A third story embodying a similar idea, but possessing a more romantic interest, is the one told about the ring-dove (δεκοχτούρα)

III. The Ring-dove.1

(From Serres.)

It is said that this gentle and affectionate bird was once a young married woman, who was passionately fond of knitting. She had a wicked old woman for a mother-in-law, who always sought or invented pretexts for scolding and beating her. One day, after having maltreated her as usual, she went out to pay calls, and left her daughter-in-law to make bread. The latter kneaded and baked the bread-eighteen loaves in all-and then sat down to her favourite occupation. The old woman on her return home found her knitting and began to upbraid her, saying that there were only seventeen loaves and that she had stolen one. The poor girl protested that there were eighteen. But the other, who could not bear contradiction, grew angry and began to beat her ruthlessly. The girl, no longer able to submit to this injustice, besought God that she might be transformed into a bird and thus escape from her cruel tyrant's clutches. Her prayer was answered and she suddenly became a ring-dove.

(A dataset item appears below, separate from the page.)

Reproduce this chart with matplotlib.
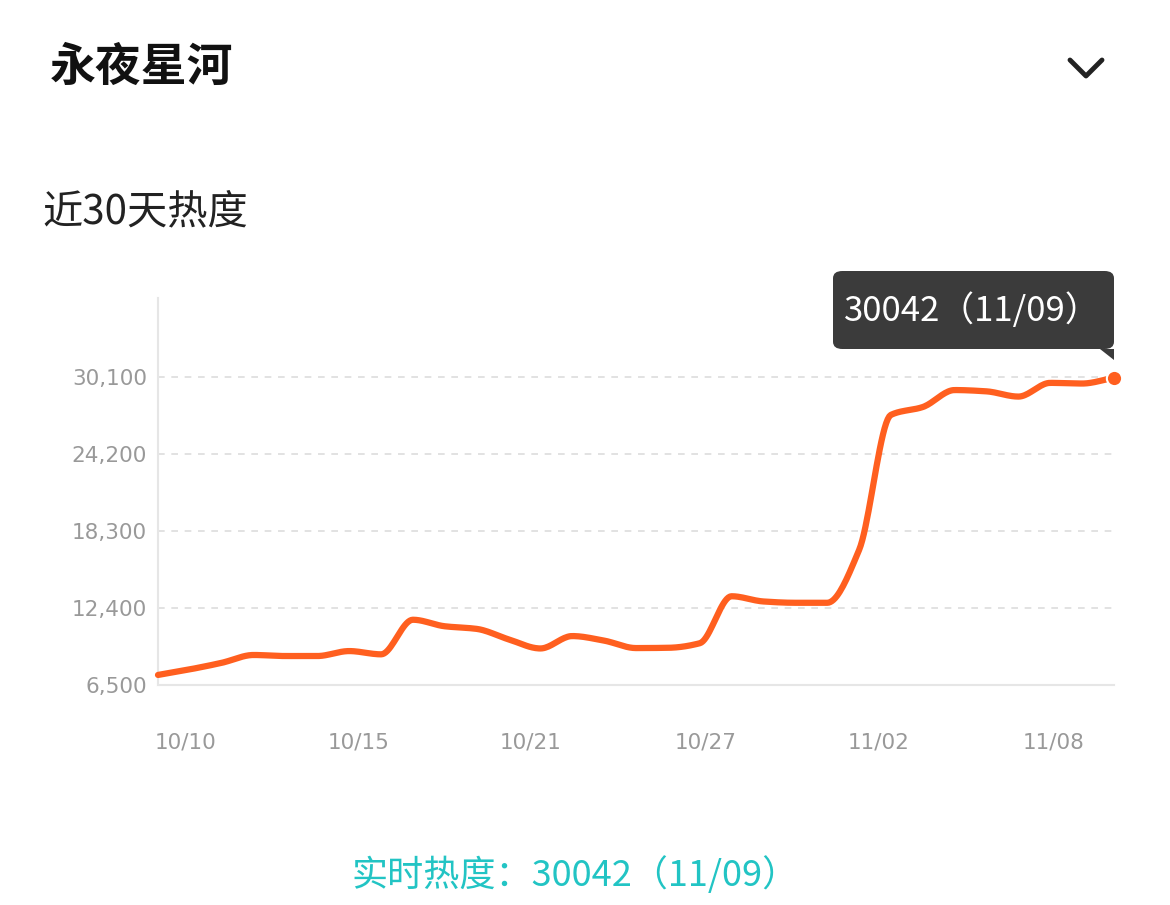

She still protests sadly that the loaves were eighteen by crying Decochto! decochto! (SEKоxTÓ), whence her name decochtura, and to this day retains the circular dark marking left on her neck by the thread which she had round it, while knitting, at the moment of her change.

These quaint tales, so full of simple sympathy with the feathered creatures to which human passions and human feelings are naïvely ascribed, find their counterparts in several Slavonic folk-stories, which, however, are mostly conceived in a religious spirit. The piteous cry of the pee-wit has suggested to the Russian peasant the notion that it is begging for water

1 This story was told to me by M. Horologas, the theological master at the Gymnasium of Serres, who is a native of Asia Minor. But, as I heard it in Macedonia and have no evidence that it is not known in that province, I venture to include it in the present collection.